### [EXERCISE REQUIREMENTS]
Print verbatim the opening line of the material and every subsequent line through the one containing "from matplotlib.lines import Line2D".

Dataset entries
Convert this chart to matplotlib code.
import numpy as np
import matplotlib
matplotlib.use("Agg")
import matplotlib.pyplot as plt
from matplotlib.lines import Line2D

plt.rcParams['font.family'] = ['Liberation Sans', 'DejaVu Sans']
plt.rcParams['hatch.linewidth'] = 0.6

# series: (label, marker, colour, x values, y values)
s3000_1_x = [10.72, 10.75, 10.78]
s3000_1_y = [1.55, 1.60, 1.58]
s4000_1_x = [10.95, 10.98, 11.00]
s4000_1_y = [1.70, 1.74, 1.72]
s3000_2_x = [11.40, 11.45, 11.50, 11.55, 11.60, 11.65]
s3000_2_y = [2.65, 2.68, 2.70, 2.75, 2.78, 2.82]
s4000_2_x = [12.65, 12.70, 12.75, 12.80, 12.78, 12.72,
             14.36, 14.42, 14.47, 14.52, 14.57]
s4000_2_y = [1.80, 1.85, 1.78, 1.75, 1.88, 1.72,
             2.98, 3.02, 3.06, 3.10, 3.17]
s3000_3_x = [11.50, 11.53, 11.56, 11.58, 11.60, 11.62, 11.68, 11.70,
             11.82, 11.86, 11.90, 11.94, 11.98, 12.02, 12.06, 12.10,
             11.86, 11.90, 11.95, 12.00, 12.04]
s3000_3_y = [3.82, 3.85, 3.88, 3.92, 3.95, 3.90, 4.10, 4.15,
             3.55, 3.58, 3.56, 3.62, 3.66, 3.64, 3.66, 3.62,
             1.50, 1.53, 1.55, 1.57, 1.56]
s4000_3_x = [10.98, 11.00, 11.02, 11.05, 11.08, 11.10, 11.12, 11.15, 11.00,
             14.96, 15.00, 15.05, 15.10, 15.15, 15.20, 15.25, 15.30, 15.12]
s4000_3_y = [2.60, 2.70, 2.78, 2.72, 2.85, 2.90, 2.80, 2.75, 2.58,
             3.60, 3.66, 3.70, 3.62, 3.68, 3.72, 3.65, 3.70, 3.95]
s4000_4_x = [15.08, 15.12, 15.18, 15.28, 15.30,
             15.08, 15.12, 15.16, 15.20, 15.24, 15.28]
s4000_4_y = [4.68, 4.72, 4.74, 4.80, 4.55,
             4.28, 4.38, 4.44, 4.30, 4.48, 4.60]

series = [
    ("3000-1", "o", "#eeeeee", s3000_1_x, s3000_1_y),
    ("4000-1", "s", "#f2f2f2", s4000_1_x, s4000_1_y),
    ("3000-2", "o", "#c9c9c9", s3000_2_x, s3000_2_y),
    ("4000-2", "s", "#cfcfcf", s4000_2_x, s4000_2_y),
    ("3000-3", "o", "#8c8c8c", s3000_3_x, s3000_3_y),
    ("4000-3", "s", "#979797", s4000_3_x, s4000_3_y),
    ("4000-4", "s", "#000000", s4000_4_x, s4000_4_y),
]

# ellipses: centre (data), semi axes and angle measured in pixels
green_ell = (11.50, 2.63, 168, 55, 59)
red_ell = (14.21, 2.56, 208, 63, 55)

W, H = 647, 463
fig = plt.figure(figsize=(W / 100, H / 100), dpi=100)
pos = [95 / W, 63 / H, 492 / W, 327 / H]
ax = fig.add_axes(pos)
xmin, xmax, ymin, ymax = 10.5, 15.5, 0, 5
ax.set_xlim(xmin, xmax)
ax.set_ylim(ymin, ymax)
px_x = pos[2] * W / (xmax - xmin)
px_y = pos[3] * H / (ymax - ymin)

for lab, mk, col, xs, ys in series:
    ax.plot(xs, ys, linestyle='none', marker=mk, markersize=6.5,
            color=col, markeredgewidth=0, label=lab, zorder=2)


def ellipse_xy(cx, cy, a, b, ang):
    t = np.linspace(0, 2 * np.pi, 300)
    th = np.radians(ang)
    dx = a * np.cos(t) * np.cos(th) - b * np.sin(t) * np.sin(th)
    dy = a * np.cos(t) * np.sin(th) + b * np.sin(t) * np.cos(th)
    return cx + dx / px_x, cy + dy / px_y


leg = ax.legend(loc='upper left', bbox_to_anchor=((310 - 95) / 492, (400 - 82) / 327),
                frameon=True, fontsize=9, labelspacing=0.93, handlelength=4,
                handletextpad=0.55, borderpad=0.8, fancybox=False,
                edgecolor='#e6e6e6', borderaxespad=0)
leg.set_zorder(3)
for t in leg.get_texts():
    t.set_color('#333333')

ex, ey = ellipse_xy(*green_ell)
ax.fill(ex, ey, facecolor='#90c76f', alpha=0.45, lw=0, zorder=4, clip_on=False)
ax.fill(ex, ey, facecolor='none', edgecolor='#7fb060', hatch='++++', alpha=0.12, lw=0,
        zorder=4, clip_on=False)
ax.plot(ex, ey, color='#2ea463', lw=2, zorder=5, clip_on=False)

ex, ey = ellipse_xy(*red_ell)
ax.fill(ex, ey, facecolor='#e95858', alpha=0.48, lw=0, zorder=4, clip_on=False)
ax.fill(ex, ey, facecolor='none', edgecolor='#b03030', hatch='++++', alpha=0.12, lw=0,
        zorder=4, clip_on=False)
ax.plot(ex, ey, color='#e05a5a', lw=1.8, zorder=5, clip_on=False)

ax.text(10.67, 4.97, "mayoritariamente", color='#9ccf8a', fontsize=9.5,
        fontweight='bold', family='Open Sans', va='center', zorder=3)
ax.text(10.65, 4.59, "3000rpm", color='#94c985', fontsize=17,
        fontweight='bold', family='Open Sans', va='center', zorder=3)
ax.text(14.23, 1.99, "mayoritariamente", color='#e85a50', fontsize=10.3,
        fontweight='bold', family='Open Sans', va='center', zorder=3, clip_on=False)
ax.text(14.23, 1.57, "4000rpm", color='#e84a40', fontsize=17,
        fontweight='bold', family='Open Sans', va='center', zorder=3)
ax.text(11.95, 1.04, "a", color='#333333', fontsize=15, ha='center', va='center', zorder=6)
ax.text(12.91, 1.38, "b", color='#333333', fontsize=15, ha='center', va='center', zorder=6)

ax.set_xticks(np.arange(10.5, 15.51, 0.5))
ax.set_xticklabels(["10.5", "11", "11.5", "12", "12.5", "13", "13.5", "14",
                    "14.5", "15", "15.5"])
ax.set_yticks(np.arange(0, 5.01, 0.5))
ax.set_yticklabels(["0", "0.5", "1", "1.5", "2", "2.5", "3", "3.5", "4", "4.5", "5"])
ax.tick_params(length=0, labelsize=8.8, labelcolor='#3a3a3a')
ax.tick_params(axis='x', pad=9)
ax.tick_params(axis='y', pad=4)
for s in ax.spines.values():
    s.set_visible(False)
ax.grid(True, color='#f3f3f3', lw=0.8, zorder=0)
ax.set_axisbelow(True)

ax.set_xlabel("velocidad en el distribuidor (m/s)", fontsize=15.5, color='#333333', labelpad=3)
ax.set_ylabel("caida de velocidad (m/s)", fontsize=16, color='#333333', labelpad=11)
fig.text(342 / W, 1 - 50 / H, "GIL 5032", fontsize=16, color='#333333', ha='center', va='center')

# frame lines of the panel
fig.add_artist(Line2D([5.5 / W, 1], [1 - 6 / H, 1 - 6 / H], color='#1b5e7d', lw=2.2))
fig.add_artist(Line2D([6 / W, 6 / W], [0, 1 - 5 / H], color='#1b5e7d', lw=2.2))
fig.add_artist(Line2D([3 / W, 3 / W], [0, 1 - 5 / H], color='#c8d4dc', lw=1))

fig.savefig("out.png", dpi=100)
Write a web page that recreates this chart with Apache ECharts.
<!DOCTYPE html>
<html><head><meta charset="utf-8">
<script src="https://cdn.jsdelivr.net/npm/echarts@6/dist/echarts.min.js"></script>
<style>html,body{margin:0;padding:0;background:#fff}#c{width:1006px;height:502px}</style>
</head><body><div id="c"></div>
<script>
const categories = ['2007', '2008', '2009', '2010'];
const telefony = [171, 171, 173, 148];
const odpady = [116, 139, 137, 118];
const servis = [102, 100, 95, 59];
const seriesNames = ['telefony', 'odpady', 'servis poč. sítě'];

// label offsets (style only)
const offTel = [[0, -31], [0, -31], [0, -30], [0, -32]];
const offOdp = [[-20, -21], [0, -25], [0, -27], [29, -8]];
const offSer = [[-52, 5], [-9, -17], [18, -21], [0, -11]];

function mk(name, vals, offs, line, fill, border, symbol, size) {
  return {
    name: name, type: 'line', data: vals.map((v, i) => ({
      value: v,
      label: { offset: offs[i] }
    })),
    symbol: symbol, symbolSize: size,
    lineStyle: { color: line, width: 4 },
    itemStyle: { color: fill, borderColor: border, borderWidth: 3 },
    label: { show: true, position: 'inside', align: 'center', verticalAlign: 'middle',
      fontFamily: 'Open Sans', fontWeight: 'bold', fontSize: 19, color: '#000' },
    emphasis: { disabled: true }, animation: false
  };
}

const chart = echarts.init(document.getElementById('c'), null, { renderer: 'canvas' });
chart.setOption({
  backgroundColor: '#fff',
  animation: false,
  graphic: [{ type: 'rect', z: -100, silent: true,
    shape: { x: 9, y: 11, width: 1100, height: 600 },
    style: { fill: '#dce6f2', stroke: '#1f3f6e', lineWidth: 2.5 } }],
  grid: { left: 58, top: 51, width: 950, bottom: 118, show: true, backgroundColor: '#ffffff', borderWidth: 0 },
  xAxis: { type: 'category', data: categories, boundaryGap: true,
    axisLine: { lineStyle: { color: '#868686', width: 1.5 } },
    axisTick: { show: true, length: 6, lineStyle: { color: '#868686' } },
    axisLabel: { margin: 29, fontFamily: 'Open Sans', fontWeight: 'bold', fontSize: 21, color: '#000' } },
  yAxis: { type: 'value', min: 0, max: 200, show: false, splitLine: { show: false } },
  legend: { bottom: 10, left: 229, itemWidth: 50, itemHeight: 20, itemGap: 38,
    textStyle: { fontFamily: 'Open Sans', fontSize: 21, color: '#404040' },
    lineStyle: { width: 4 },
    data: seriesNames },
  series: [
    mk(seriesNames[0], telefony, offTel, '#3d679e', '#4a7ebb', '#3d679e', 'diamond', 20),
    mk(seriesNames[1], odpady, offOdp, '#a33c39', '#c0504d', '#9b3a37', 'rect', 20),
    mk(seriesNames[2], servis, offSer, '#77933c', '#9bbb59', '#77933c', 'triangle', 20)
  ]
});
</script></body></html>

### [EXERCISE SOLUTION]
Convert this chart to matplotlib code.
import numpy as np
import matplotlib
matplotlib.use("Agg")
import matplotlib.pyplot as plt
from matplotlib.lines import Line2D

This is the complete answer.